Intuition kommt zur Stillung eines Bedürfnisses, zur Erfüllung eines berechtigten Wunsches oder Verlangens und wird am besten bei zuversichtlicher Erwartung wirksam. Wenn aber Unglaube, Zweifel, Mißtrauen und Befürchtungen die Übertragung stören, dann sind wir nicht imstande, die Stimme des Geistes zu hören.

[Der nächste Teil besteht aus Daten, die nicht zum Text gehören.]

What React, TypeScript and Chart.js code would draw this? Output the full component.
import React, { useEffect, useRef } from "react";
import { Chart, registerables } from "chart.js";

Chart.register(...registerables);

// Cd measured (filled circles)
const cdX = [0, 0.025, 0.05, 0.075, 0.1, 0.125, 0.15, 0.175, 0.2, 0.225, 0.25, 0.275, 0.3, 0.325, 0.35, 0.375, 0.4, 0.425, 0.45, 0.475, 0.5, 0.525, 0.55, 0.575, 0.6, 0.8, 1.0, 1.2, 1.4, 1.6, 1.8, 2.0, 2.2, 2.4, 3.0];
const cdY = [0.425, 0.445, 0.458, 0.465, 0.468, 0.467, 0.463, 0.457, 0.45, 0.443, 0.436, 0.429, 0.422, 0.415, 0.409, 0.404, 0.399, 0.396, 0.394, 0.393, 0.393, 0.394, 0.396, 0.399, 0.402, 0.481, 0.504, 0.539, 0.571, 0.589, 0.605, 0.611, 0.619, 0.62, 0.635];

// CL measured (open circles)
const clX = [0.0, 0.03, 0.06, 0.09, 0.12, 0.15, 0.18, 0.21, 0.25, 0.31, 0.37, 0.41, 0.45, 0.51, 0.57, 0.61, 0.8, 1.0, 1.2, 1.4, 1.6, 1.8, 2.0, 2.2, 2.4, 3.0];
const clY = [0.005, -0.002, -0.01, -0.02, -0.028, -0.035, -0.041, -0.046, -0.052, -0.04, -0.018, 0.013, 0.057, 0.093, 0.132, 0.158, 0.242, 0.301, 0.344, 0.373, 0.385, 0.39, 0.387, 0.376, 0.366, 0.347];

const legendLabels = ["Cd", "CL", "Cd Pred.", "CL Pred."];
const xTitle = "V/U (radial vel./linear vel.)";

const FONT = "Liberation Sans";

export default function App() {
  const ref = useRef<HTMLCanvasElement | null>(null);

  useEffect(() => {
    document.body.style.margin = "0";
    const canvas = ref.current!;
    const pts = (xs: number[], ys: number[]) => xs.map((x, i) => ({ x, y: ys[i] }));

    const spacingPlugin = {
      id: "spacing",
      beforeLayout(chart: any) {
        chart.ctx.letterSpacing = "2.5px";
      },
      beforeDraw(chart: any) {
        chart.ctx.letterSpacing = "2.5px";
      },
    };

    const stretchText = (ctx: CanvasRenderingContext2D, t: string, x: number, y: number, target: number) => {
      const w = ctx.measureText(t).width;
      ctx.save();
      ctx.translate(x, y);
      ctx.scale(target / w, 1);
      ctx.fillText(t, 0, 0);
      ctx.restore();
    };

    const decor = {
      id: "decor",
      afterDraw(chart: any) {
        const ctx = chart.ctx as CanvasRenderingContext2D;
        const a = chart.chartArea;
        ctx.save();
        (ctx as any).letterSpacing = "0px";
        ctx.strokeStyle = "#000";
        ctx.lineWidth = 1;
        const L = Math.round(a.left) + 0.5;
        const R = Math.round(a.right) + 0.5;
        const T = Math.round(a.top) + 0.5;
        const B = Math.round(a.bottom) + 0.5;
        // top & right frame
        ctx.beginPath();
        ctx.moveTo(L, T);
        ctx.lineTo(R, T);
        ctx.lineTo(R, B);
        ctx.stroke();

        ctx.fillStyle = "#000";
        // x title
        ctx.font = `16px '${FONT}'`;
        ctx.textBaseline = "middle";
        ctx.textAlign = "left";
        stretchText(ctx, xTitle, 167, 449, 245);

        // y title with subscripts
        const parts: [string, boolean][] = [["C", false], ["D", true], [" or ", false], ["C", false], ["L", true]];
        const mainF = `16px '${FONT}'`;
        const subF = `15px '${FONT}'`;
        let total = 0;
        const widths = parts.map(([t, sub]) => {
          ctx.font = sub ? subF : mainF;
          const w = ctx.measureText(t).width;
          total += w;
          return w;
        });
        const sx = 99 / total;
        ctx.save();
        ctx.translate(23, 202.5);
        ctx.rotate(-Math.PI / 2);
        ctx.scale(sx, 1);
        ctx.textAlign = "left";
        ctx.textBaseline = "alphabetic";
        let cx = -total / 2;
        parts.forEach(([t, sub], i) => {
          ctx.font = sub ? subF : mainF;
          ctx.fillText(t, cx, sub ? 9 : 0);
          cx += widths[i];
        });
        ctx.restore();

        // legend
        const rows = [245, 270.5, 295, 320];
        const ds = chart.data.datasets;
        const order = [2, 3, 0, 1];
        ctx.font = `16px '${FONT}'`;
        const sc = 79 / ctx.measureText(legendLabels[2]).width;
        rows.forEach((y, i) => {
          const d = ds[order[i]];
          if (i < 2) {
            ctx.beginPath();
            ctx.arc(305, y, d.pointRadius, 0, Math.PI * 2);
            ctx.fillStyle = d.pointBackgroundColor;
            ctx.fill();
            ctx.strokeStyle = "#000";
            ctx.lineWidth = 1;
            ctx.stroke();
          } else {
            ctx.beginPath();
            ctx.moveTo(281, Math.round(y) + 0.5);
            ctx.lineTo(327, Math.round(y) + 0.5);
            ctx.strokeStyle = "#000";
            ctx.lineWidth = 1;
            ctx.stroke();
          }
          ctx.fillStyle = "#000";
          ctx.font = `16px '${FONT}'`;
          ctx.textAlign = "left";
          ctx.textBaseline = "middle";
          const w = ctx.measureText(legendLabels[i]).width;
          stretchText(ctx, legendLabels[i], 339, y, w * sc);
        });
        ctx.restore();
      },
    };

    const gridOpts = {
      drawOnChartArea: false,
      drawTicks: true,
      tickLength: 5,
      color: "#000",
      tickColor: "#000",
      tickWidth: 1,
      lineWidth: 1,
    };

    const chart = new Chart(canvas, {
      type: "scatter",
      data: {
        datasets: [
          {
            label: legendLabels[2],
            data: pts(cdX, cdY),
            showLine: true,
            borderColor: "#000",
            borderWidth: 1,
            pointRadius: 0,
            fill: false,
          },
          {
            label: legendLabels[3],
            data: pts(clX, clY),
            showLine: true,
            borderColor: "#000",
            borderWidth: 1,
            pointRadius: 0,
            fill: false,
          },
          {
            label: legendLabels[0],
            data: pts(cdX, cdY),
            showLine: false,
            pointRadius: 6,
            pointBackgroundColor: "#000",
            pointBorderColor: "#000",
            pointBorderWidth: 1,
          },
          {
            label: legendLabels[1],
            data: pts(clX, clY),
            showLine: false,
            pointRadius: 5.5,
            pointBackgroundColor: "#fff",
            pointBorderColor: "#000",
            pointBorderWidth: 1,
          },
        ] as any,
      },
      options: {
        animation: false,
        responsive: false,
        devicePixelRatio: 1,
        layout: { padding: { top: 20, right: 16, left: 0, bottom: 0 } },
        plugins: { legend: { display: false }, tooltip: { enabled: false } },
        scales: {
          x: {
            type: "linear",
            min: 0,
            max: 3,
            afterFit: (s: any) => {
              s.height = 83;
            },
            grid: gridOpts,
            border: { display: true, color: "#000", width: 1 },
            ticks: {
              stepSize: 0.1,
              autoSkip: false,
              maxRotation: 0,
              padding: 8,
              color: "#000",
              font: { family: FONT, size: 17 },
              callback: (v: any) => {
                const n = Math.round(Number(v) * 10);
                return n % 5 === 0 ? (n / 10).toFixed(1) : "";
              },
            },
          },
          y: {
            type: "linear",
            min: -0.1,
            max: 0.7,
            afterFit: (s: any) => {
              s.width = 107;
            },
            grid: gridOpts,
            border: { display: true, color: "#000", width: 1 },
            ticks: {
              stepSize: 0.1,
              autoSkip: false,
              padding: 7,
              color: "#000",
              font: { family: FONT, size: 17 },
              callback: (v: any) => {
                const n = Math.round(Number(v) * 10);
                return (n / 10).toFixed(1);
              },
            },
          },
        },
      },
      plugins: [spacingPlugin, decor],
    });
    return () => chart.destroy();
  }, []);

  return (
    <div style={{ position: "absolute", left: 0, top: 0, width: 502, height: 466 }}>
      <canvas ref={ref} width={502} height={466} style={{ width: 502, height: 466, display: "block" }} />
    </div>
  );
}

Die Christliche Wissenschaft offenbart, daß Vorstellungen, die wir beharrlich in unseren Gedanken hegen, in der menschlichen Erfahrung in die Erscheinung treten. Wenn wir uns vor Augen halten, daß im göttlichen Gemüt unendliche Versorgung schon vorhanden ist, daß es also bei Gott keine Probleme gibt, werden wir immer reichlicher mit positiven, aufbauenden und schöpferischen Gedanken gesegnet werden, und das Bewußtsein wird vor dem Eindringen negativer, falscher und niederziehender Suggestionen bewahrt bleiben. Es ist jedoch gut, bei der praktischen Durchführung eines Vorhabens, die aufbauenden Gedanken, die uns kommen, in Anwendung zu bringen. Jede nützliche und wohltätige Erfindung ist zuerst einmal ein inspirierter Gedanke gewesen, und diese Gedanken erscheinen oft zuerst als Einfälle oder Erleuchtungen. Darum ist es weise, auf seine Intuitionen acht zu geben. Die Christliche Wissenschaft ist eine exakte Wissenschaft, die studiert und angewandt werden muß. Je mehr wir sie verstehen und leben, umso mehr erkennen wir intuitiv die besten Möglichkeiten und Wege zum Erfolge und zur Behebung eines Mangels oder Übelstandes.
Diese praktische Religion führt uns fortschreitend zu jenem Standpunkt auf Seiten des göttlichen Gemüts, wo die verdunkelnden und fesselnden Annahmen von Disharmonie — Mangel und Beschränkung — nicht mehr störend auf die sich uns bietenden unbeschränkten Möglichkeiten und günstigen Gelegenheiten einwirken können. Zuversicht, Freude, Glaube und Verständnis begleiten das geistige Wachstum. In dem Maße, wie wir empfänglich werden für geistige Eingebungen und Intuitionen, werden Gelingen und Erfolg in allen unseren menschlichen Angelegenheiten die unausbleibliche Folge sein.